Court Rejects Settlement

Smollar raised several points to justify his separate benefit: the company's stockholders generally supported the settlement even with his buyback; he received merely a return of his original investment after 15 years; the bulk of the settlement benefits were achieved before the negotiation of his personal buyback; the special review committee recommended the settlement with the buyback; and the company indicated that Smollar's investment was actually worth more than the company was paying. The court subjected these arguments to close scrutiny "because an award of enhanced benefits to the class representatives raises a concern that the representatives have breached their duty of loyalty owed to the class." Applying that standard, the court rejected the settlement for three fundamental reasons. First, Smollar made no showing that the purchase of Smollar's stock alone conferred a corporate benefit. Second, the court had no reliable evidence that the price at which the company was re-purchasing his shares was fair and the company's assertion that the value of Smollar's shares was greater than it was paying was self-serving. Third, and most important, even if this aspect of the settlement was negotiated after all the other terms, the special benefit for Smollar "fully undercuts any appearance that the settlement is fair and reasonable to the other stockholders who apparently remain locked into their equity positions with no certain or even probable exit strategy." In short, the benefits that Smollar achieved in the settlement were outweighed by the concerns raised by his also obtaining a personal benefit unavailable to the other shareholders.

Lessons Learned

While Delaware courts recognize the important public policy favoring compromise and settlement of disputes, they also recognize their special responsibility to guard against abuse when asked to approve settlements of class and derivative litigation.

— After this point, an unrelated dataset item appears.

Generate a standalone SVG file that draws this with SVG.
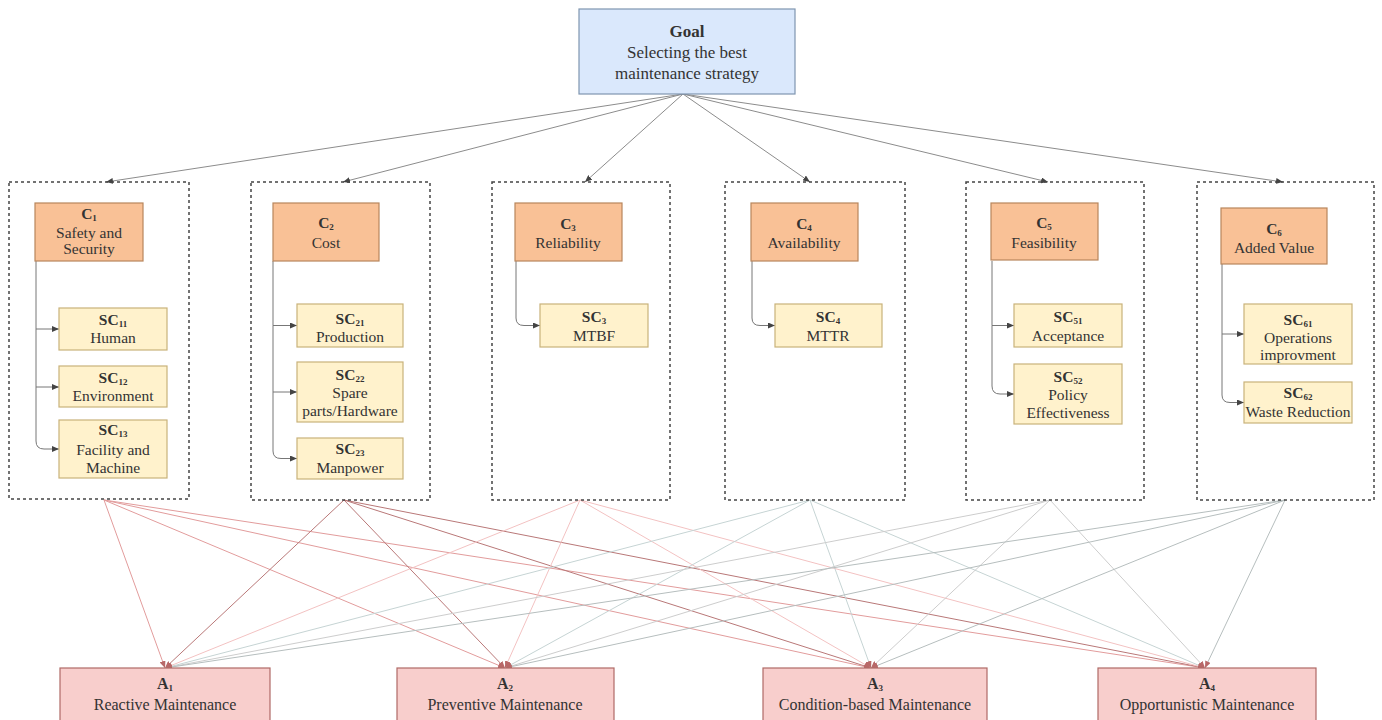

The duty of loyalty that a representative plaintiff owes absent class members is real and obtaining a personal benefit unavailable to the remaining class members will not pass muster without persuasive justification. Lincoln no doubt would approve as class and derivative actions (and their resolution by settlement) would not long survive were it perceived that courts were permitting representative plaintiffs to obtain a personal benefit not shared with those to whom they owe a duty of loyalty.